JOB :: Everything from the line with "What Apache ECharts" through the line with "const palePeaks = [5];", inclusive, should be repeated exactly, except the pictures.

begin DATA ROWS

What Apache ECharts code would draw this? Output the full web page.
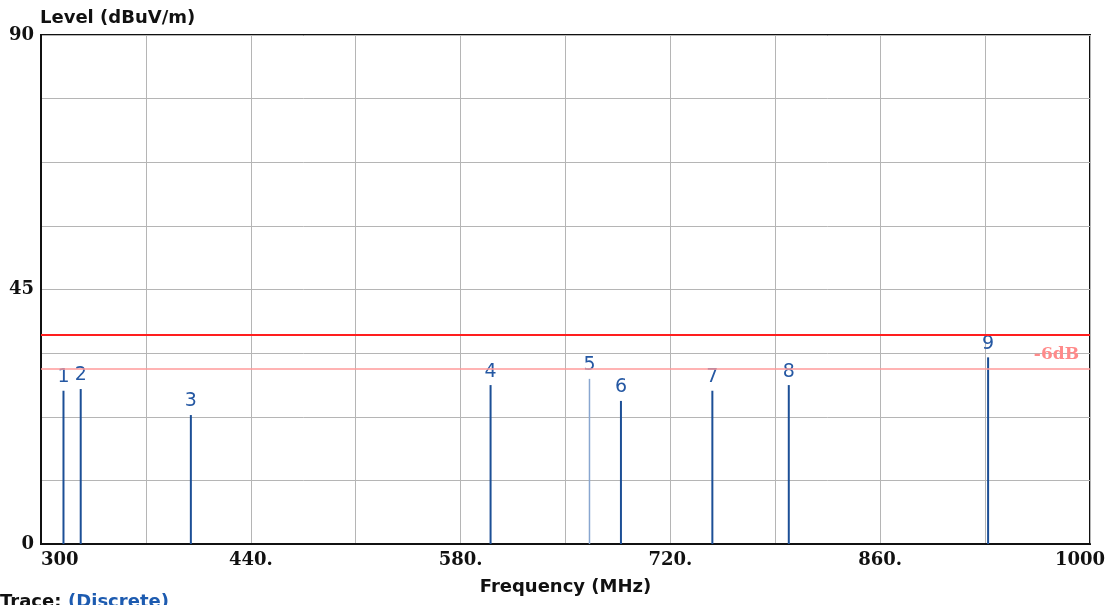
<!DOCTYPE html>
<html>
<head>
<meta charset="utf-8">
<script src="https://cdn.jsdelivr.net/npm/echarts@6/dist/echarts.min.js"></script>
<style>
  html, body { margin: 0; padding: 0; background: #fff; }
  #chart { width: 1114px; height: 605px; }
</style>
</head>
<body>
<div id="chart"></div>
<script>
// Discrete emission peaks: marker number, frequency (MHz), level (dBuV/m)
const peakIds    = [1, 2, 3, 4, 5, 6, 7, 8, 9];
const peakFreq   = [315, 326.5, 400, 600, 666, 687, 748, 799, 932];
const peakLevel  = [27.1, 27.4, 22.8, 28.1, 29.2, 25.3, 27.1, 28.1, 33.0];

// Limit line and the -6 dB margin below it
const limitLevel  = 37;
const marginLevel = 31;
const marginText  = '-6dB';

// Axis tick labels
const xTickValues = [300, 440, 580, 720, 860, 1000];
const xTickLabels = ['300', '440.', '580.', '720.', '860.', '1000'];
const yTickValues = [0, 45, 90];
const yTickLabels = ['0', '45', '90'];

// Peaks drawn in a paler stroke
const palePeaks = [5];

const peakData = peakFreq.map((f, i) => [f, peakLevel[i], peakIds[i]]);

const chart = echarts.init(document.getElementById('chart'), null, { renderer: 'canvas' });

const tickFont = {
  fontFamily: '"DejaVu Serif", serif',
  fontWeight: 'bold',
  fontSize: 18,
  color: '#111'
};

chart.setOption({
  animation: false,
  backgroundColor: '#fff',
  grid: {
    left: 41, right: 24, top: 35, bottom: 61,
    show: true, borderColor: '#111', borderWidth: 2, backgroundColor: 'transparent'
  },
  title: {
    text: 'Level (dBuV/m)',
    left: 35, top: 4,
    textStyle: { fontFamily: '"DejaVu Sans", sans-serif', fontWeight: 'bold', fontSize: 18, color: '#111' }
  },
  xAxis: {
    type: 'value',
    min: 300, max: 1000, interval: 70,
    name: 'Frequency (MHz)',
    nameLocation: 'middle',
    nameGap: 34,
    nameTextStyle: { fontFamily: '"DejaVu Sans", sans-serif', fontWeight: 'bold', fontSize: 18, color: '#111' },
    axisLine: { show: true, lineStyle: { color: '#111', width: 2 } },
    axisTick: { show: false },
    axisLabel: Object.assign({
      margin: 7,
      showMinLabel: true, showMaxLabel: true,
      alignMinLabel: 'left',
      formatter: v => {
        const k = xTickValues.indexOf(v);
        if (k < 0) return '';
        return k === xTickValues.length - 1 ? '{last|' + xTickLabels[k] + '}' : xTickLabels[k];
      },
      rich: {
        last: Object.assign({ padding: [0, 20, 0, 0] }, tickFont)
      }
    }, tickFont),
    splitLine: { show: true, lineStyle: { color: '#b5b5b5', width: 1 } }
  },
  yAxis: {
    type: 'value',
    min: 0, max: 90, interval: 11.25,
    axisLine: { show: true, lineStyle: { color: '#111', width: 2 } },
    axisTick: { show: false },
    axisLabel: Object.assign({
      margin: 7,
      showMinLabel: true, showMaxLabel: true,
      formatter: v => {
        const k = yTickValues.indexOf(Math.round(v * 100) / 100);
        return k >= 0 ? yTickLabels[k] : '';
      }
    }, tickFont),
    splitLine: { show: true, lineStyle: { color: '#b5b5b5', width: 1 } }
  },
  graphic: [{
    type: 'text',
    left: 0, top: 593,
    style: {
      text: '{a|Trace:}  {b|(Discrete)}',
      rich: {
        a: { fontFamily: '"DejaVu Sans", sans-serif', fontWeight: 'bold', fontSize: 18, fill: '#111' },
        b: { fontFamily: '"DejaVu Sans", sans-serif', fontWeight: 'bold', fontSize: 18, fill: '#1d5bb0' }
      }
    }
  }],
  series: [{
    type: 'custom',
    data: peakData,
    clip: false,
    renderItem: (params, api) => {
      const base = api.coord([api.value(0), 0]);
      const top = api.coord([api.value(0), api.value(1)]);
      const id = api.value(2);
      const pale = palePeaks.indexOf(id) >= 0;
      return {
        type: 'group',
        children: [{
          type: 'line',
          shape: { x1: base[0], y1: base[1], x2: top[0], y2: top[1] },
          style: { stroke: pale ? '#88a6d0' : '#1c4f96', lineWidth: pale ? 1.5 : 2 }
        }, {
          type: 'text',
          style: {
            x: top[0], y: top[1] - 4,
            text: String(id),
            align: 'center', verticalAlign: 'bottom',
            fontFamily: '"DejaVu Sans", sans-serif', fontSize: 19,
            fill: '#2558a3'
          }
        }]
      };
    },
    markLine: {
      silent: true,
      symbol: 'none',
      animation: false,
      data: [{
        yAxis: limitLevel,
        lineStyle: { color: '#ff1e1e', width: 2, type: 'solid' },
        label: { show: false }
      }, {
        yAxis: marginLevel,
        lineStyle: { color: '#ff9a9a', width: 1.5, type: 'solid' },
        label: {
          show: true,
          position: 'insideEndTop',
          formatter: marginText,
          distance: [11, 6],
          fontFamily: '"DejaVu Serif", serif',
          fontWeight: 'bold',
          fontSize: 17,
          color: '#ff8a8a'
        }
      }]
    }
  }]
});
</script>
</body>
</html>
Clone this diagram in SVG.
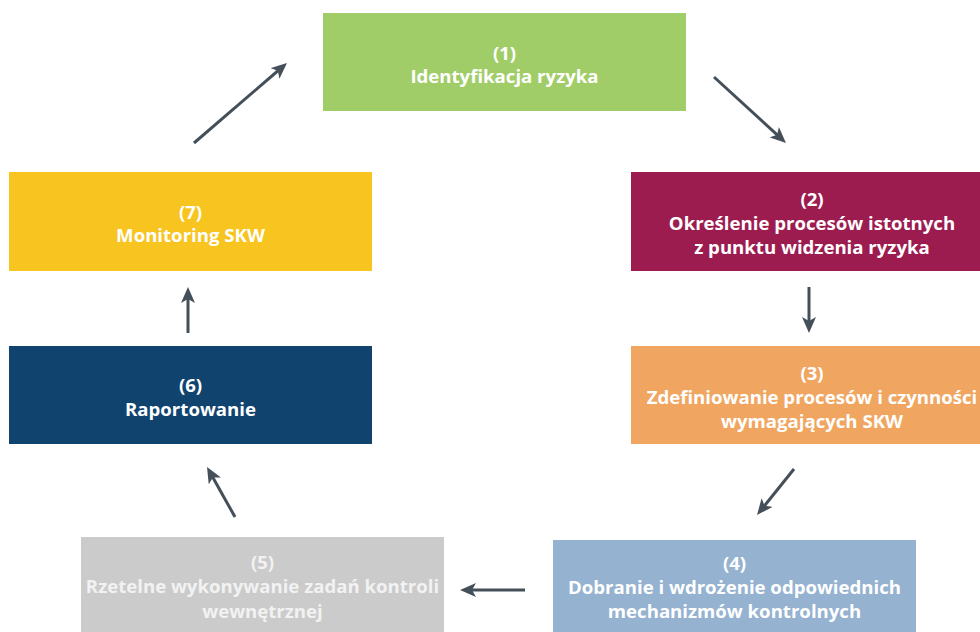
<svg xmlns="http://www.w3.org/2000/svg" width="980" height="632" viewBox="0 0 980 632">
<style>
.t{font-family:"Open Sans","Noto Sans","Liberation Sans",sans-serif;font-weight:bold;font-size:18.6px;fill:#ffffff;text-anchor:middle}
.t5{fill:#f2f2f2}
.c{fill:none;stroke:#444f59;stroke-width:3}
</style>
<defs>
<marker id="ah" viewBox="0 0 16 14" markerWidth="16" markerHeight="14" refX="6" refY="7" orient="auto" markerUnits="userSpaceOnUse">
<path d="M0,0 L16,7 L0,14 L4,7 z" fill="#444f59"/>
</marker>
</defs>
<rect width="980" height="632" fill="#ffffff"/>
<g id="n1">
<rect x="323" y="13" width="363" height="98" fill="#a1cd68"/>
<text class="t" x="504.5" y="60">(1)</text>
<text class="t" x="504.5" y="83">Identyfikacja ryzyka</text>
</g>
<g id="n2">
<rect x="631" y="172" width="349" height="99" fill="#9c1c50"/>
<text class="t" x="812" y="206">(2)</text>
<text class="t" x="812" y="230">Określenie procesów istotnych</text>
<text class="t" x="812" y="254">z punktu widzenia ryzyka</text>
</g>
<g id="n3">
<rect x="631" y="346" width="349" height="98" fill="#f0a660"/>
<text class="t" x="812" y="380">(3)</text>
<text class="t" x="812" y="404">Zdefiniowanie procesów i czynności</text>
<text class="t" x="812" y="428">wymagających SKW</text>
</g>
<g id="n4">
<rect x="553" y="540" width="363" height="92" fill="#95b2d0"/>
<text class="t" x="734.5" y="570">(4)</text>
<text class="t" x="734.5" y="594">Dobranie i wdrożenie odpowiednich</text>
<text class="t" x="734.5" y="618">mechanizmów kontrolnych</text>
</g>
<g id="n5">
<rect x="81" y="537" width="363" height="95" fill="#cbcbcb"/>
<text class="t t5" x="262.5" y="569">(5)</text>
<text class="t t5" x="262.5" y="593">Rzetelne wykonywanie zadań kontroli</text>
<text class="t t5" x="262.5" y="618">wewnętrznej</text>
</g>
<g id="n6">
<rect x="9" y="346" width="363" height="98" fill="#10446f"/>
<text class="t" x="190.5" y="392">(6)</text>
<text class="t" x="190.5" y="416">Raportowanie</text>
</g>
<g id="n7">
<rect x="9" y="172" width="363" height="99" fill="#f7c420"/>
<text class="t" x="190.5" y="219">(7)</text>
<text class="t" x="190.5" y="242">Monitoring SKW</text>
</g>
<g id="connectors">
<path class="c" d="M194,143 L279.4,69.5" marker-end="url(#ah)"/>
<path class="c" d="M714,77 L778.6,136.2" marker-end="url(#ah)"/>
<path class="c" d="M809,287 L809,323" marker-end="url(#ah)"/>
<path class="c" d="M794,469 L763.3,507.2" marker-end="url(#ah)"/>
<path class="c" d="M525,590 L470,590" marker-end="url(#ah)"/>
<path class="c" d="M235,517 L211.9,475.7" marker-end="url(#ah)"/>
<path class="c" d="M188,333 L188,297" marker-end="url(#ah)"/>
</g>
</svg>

end DATA ROWS
begin DATA ROWS

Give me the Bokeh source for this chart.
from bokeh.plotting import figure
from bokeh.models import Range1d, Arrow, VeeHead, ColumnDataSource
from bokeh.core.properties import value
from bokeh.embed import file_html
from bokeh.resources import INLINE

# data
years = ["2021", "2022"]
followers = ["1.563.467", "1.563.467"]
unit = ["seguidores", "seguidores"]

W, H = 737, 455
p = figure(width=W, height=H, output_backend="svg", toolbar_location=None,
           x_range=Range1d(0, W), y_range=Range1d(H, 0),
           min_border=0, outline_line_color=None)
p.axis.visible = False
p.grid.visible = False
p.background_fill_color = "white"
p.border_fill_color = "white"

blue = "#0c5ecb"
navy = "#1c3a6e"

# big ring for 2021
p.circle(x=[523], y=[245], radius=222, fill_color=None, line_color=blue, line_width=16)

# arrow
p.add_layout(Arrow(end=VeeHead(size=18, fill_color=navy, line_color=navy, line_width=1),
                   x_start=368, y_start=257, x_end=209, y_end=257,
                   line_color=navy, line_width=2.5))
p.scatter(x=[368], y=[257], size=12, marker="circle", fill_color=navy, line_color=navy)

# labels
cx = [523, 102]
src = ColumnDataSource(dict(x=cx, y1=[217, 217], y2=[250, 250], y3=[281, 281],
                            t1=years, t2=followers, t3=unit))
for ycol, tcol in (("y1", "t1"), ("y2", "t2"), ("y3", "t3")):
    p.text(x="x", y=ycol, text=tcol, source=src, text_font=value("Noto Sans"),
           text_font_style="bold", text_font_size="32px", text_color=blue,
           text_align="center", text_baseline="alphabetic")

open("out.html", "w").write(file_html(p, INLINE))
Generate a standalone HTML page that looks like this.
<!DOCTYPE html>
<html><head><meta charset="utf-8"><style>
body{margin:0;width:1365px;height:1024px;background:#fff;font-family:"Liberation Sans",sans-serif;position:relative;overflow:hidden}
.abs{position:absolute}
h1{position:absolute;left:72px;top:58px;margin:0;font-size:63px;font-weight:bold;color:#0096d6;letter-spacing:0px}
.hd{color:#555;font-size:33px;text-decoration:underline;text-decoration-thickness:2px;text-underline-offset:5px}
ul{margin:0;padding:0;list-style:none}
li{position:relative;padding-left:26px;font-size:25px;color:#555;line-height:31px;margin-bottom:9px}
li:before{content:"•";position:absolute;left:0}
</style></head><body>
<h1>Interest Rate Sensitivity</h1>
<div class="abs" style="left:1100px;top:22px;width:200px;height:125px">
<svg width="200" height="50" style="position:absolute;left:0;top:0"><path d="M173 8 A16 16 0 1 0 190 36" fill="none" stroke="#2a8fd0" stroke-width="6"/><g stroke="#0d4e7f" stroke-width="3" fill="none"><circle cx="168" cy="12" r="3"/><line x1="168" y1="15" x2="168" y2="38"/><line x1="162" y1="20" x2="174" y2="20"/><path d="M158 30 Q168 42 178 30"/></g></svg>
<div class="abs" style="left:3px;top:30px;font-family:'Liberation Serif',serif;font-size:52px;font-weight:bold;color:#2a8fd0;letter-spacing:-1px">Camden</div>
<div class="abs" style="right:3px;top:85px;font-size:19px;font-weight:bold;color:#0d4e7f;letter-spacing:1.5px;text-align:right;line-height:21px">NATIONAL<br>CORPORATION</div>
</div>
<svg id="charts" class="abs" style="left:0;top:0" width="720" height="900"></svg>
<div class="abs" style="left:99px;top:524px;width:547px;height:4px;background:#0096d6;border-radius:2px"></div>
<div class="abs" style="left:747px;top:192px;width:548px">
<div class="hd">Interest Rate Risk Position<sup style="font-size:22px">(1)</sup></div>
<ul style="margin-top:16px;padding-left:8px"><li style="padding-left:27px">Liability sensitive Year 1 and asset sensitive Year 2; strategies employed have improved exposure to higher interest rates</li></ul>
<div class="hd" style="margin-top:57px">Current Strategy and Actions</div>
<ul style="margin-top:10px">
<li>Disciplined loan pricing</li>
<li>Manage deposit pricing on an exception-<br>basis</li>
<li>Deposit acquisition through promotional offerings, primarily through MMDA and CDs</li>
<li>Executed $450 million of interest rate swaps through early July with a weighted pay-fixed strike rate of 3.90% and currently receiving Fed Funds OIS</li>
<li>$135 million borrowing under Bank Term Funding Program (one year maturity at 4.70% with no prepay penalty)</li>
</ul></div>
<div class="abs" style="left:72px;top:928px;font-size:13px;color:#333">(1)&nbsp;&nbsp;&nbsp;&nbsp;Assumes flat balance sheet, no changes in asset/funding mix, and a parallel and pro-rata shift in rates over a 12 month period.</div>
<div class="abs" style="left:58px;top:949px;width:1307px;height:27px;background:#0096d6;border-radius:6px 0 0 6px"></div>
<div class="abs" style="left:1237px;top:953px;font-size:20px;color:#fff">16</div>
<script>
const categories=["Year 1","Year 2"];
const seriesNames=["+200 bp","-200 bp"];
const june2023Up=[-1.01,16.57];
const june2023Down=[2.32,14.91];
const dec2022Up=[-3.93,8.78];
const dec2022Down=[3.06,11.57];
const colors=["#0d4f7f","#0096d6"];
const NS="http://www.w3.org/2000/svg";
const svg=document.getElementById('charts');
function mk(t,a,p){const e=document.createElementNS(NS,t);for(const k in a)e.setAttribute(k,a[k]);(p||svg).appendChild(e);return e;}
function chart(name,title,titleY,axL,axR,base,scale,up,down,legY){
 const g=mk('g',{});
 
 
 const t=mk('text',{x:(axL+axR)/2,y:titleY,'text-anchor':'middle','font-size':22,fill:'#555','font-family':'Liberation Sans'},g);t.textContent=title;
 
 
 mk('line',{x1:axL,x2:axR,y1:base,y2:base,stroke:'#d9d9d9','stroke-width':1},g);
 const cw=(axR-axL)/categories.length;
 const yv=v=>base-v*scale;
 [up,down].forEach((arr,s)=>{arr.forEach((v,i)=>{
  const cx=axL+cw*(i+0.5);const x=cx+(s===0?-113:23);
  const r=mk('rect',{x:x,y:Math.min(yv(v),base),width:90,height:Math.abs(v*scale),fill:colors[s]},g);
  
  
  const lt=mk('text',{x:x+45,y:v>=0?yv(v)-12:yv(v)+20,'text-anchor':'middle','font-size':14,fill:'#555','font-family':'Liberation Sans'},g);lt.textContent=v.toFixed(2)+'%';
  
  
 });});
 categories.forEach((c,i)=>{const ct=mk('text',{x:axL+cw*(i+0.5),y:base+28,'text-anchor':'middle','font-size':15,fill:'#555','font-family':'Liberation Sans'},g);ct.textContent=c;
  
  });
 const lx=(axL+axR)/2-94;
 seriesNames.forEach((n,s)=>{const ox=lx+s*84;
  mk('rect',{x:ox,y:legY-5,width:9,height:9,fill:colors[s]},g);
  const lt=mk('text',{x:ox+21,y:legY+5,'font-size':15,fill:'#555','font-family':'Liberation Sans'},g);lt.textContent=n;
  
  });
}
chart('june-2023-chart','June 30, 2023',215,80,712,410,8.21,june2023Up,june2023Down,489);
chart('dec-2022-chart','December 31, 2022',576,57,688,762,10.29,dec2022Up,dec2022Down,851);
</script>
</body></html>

end DATA ROWS
begin DATA ROWS

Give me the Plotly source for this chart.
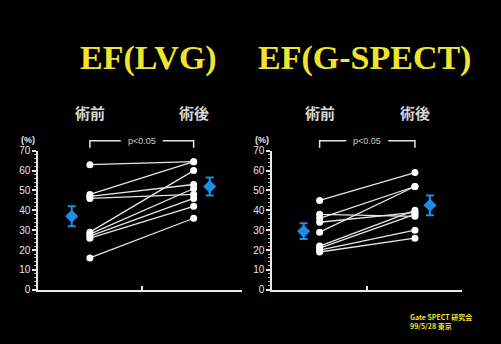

end DATA ROWS

SOLUTION ::
What Apache ECharts code would draw this? Output the full web page.
<!DOCTYPE html>
<html>
<head>
<meta charset="utf-8">
<script src="https://cdn.jsdelivr.net/npm/echarts@6/dist/echarts.min.js"></script>
<style>
  html, body { margin: 0; padding: 0; background: #fff; }
  #chart { width: 1114px; height: 605px; }
</style>
</head>
<body>
<div id="chart"></div>
<script>
// Discrete emission peaks: marker number, frequency (MHz), level (dBuV/m)
const peakIds    = [1, 2, 3, 4, 5, 6, 7, 8, 9];
const peakFreq   = [315, 326.5, 400, 600, 666, 687, 748, 799, 932];
const peakLevel  = [27.1, 27.4, 22.8, 28.1, 29.2, 25.3, 27.1, 28.1, 33.0];

// Limit line and the -6 dB margin below it
const limitLevel  = 37;
const marginLevel = 31;
const marginText  = '-6dB';

// Axis tick labels
const xTickValues = [300, 440, 580, 720, 860, 1000];
const xTickLabels = ['300', '440.', '580.', '720.', '860.', '1000'];
const yTickValues = [0, 45, 90];
const yTickLabels = ['0', '45', '90'];

// Peaks drawn in a paler stroke
const palePeaks = [5];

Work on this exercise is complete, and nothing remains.